> **SHORT EXERCISE**
In the records below, find the line that contains "Write the seaborn" and the line that contains "ax=ax, zorder=3, legend=True)"; write out exactly those two lines and everything between them, without the pictures.

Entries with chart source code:
┏━━

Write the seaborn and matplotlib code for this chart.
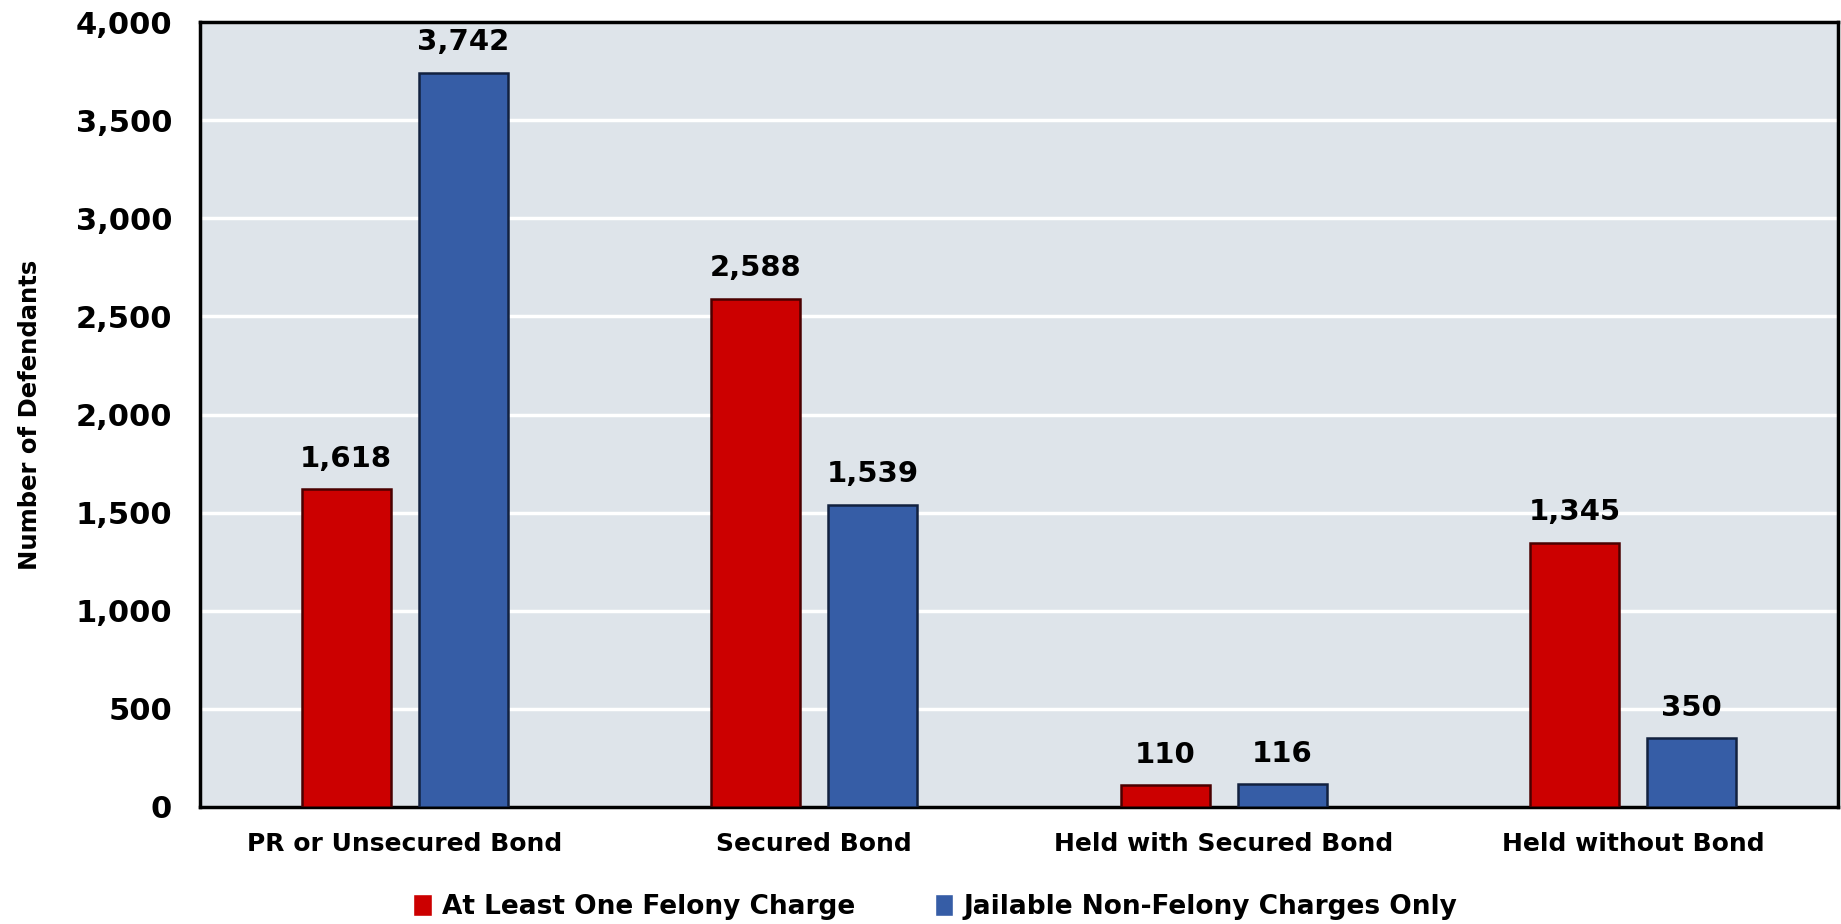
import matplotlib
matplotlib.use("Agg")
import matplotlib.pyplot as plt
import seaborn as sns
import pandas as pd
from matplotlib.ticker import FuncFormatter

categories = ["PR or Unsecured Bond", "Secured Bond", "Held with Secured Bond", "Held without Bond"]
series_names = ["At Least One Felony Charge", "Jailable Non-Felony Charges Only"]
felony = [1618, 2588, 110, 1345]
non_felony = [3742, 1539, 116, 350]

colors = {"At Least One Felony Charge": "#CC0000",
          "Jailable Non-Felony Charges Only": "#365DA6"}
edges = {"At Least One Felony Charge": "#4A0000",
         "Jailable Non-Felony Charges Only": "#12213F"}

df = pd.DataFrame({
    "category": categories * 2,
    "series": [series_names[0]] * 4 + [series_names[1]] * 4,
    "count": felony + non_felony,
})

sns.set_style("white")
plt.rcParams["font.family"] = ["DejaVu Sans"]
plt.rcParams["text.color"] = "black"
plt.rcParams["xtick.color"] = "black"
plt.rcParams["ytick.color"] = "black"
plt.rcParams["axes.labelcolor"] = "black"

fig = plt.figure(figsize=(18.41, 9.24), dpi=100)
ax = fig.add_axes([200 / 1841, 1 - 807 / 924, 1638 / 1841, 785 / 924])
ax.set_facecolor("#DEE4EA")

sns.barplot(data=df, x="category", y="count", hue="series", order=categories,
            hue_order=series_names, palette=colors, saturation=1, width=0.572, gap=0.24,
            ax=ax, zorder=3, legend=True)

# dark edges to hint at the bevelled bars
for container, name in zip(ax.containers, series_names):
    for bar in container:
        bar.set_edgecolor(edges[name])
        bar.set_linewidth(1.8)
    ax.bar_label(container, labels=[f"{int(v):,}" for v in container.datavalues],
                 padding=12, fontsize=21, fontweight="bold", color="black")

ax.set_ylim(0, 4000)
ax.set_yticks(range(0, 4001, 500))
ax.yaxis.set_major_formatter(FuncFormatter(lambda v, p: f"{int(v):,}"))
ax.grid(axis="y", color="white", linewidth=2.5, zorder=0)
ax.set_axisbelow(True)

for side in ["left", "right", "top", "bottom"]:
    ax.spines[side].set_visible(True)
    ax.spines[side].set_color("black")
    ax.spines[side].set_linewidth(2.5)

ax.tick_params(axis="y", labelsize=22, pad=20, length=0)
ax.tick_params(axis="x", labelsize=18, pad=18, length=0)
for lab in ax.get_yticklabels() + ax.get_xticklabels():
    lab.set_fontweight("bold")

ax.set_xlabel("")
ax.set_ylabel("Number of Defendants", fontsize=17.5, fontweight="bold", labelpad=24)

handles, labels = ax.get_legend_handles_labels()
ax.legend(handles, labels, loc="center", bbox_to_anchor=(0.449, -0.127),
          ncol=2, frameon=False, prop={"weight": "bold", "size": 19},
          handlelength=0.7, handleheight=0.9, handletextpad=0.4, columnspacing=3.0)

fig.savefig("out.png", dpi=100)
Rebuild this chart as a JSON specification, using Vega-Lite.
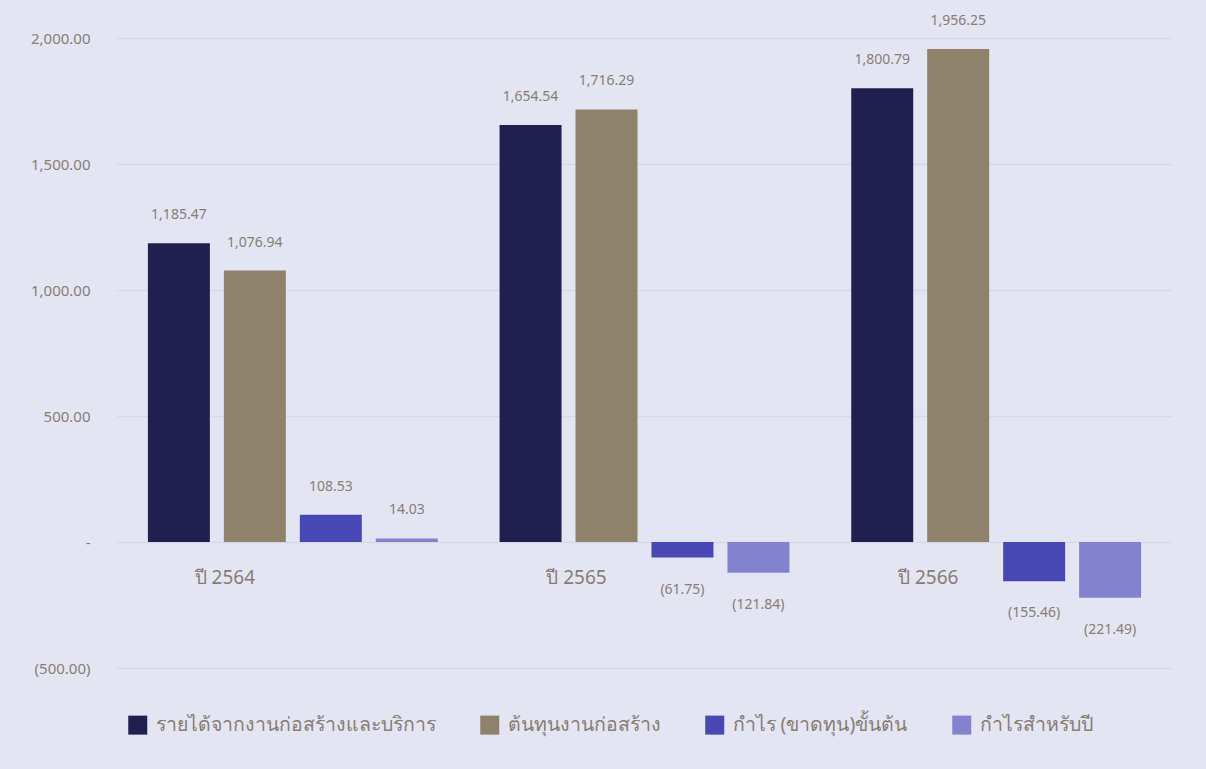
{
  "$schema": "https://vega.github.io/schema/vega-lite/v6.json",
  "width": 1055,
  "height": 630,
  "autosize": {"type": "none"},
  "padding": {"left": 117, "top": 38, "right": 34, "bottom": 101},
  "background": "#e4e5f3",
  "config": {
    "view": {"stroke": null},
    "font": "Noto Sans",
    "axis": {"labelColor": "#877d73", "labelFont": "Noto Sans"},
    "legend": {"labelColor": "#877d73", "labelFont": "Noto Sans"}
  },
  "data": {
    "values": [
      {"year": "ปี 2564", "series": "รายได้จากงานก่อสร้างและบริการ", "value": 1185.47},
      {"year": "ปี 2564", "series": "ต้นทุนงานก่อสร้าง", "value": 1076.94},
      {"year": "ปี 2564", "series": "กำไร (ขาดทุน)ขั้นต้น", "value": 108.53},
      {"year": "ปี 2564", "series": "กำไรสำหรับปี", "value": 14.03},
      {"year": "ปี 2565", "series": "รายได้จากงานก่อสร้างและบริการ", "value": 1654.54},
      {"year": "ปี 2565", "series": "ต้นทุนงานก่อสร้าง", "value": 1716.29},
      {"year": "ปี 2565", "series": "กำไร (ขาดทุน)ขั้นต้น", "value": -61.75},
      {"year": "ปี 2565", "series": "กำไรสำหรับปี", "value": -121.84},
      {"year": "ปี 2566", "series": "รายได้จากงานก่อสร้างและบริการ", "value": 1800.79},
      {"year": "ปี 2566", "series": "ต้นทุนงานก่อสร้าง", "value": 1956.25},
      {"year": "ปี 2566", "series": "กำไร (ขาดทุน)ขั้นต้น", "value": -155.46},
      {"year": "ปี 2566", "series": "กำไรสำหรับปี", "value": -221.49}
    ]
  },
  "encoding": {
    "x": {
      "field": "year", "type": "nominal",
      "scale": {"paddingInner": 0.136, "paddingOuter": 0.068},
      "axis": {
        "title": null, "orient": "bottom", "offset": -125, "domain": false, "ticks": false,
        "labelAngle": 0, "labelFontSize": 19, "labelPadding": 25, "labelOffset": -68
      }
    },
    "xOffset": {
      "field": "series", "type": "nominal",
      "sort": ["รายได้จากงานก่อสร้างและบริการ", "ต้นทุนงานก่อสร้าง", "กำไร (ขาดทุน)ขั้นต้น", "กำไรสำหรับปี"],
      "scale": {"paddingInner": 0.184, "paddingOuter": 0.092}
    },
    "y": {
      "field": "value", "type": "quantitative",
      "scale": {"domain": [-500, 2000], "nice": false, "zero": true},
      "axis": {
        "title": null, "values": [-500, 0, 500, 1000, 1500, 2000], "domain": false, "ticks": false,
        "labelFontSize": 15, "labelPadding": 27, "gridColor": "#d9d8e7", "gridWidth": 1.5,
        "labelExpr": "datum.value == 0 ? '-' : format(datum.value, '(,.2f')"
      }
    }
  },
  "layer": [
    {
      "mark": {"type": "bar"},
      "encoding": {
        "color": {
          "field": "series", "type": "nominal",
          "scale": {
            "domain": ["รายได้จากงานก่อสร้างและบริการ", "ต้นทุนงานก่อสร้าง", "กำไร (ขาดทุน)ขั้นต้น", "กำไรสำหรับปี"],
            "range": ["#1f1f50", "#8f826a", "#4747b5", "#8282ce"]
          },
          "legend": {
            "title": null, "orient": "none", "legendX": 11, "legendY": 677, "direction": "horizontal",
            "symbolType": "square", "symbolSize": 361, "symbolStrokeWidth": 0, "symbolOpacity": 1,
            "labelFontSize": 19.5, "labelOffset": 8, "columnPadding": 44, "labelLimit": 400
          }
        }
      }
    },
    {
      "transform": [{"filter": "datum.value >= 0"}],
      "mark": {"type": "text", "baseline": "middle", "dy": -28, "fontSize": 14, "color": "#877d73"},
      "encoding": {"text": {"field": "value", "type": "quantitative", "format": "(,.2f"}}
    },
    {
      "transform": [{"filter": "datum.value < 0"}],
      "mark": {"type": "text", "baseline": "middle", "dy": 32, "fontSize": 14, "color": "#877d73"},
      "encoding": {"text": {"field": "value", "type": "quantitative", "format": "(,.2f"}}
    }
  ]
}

┗━━
┏━━

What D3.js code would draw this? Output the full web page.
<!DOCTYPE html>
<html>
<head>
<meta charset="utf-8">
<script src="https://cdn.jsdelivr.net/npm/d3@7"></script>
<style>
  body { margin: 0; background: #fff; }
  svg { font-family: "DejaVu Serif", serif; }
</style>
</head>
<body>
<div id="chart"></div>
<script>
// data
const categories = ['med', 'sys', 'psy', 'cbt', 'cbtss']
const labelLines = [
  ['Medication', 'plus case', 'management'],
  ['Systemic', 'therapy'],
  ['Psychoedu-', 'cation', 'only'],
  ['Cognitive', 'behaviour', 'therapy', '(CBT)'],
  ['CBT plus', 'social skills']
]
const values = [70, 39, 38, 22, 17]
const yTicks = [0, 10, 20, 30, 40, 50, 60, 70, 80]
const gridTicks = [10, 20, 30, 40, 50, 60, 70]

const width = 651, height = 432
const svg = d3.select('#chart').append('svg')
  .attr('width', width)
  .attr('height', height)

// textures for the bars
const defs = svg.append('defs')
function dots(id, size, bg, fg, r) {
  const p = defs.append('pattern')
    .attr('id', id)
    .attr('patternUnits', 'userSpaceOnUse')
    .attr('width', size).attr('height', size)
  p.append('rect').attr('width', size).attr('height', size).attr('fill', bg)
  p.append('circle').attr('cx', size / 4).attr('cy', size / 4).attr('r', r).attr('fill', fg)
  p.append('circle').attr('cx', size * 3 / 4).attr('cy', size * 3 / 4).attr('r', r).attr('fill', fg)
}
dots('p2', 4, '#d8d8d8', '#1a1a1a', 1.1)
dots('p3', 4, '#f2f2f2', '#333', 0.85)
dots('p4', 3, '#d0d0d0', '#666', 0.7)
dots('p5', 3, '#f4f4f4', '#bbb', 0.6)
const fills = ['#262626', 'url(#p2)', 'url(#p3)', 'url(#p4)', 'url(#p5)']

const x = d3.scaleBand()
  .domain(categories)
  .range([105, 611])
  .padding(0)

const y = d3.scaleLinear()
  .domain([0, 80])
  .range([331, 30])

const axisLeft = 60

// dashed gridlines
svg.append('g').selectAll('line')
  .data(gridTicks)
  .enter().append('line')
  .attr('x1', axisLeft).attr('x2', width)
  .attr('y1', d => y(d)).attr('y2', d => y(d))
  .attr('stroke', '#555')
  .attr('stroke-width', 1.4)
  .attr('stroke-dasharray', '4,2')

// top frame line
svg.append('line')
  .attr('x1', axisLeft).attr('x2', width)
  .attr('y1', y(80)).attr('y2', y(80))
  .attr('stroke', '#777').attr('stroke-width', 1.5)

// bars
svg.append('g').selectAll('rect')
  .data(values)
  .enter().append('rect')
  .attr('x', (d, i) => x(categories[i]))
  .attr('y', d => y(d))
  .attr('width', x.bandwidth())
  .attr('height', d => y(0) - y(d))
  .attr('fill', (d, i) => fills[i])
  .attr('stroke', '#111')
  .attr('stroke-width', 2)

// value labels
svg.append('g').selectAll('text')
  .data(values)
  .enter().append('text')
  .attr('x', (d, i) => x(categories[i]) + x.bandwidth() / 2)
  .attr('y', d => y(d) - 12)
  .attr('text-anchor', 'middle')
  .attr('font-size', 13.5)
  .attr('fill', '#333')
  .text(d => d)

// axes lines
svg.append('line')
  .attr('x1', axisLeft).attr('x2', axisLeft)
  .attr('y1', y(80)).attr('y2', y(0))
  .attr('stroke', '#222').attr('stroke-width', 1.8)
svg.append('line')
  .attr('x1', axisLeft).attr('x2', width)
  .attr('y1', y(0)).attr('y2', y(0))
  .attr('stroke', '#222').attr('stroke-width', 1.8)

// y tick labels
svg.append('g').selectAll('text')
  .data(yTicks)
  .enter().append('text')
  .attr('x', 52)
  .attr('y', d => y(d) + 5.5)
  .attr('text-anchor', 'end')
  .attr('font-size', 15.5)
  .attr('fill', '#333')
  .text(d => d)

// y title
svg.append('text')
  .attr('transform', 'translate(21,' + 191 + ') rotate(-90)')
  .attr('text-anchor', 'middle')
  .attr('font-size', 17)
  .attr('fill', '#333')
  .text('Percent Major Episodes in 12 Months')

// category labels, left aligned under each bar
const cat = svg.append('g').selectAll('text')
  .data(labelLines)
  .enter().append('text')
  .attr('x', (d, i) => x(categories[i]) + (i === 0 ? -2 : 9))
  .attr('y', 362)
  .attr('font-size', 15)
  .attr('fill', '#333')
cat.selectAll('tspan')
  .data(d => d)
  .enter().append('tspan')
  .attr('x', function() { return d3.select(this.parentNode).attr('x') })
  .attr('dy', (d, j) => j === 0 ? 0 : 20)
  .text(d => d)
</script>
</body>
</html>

┗━━
┏━━

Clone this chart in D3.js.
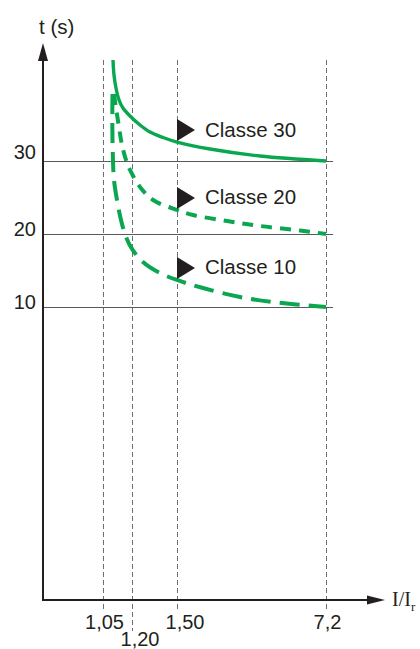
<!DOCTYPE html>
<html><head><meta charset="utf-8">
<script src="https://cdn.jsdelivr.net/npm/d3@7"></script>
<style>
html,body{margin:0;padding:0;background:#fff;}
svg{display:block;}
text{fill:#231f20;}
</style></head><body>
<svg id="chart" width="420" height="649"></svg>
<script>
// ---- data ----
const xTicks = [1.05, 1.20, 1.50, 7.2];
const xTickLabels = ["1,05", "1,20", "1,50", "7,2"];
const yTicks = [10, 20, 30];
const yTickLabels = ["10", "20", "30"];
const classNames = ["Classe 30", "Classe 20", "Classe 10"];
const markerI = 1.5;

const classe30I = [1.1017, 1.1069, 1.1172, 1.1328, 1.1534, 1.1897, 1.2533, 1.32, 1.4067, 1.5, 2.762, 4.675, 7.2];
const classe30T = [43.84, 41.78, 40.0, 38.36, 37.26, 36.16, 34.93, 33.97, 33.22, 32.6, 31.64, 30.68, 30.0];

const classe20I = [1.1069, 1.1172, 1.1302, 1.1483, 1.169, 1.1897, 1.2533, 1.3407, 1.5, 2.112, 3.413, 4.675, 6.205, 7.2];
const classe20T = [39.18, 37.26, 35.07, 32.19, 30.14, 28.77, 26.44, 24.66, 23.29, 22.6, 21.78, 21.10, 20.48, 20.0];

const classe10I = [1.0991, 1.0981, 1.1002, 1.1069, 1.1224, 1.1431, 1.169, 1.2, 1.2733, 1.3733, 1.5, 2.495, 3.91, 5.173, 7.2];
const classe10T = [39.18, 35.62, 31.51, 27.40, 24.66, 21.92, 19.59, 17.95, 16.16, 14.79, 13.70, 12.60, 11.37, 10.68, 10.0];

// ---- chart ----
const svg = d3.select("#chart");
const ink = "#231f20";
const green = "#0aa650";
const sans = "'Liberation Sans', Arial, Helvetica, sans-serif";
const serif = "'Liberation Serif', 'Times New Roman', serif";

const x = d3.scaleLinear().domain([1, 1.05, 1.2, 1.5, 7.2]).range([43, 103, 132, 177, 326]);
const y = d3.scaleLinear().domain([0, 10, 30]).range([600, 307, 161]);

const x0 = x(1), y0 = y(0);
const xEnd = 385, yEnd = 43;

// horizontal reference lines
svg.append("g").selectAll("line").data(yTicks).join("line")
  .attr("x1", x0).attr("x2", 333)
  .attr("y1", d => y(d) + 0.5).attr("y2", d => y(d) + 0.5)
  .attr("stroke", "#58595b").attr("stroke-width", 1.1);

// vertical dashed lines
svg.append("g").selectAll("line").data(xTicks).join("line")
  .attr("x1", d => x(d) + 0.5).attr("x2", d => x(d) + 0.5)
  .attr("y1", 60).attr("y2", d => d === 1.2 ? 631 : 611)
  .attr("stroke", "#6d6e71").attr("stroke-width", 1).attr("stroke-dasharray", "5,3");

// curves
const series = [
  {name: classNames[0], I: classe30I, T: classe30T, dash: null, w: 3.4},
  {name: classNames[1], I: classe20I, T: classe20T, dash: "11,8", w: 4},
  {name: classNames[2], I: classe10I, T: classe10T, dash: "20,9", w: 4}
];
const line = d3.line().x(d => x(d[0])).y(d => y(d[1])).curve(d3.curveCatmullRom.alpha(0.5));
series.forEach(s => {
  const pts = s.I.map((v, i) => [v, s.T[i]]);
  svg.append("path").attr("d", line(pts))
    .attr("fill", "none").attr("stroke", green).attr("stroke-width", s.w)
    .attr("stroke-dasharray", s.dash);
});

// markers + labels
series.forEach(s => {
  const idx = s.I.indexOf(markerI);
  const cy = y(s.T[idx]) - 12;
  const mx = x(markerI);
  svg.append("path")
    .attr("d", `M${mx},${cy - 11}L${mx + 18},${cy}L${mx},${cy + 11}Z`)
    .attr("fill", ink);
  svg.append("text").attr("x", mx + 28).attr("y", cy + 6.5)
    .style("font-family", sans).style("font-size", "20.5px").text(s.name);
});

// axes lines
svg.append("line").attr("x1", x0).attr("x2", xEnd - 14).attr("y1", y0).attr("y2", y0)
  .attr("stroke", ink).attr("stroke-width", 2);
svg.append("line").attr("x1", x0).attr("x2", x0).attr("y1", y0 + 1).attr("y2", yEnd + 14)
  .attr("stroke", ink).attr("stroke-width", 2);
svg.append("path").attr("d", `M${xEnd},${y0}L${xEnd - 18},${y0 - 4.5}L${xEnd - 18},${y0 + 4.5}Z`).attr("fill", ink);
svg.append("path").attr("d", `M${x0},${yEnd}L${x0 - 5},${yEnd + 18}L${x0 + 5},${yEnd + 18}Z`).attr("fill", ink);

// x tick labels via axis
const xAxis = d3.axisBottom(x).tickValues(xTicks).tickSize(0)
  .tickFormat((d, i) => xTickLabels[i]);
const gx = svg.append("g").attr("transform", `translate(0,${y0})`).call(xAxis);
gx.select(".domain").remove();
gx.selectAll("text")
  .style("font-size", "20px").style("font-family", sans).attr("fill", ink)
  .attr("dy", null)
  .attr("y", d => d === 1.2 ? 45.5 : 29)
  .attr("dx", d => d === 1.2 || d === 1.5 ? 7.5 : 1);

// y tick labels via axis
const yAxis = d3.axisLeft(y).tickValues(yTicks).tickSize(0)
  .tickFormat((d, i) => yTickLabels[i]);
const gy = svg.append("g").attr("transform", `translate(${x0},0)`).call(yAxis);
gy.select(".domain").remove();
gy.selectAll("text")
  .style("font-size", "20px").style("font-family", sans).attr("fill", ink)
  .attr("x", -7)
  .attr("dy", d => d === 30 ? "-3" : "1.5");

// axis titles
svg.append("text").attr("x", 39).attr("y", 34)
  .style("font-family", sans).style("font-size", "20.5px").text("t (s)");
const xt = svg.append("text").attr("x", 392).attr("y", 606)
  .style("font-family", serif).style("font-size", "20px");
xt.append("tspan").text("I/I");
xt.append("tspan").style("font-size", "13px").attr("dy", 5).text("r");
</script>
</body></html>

┗━━

> **TASK ANSWER**
Write the seaborn and matplotlib code for this chart.
import matplotlib
matplotlib.use("Agg")
import matplotlib.pyplot as plt
import seaborn as sns
import pandas as pd
from matplotlib.ticker import FuncFormatter

categories = ["PR or Unsecured Bond", "Secured Bond", "Held with Secured Bond", "Held without Bond"]
series_names = ["At Least One Felony Charge", "Jailable Non-Felony Charges Only"]
felony = [1618, 2588, 110, 1345]
non_felony = [3742, 1539, 116, 350]

colors = {"At Least One Felony Charge": "#CC0000",
          "Jailable Non-Felony Charges Only": "#365DA6"}
edges = {"At Least One Felony Charge": "#4A0000",
         "Jailable Non-Felony Charges Only": "#12213F"}

df = pd.DataFrame({
    "category": categories * 2,
    "series": [series_names[0]] * 4 + [series_names[1]] * 4,
    "count": felony + non_felony,
})

sns.set_style("white")
plt.rcParams["font.family"] = ["DejaVu Sans"]
plt.rcParams["text.color"] = "black"
plt.rcParams["xtick.color"] = "black"
plt.rcParams["ytick.color"] = "black"
plt.rcParams["axes.labelcolor"] = "black"

fig = plt.figure(figsize=(18.41, 9.24), dpi=100)
ax = fig.add_axes([200 / 1841, 1 - 807 / 924, 1638 / 1841, 785 / 924])
ax.set_facecolor("#DEE4EA")

sns.barplot(data=df, x="category", y="count", hue="series", order=categories,
            hue_order=series_names, palette=colors, saturation=1, width=0.572, gap=0.24,
            ax=ax, zorder=3, legend=True)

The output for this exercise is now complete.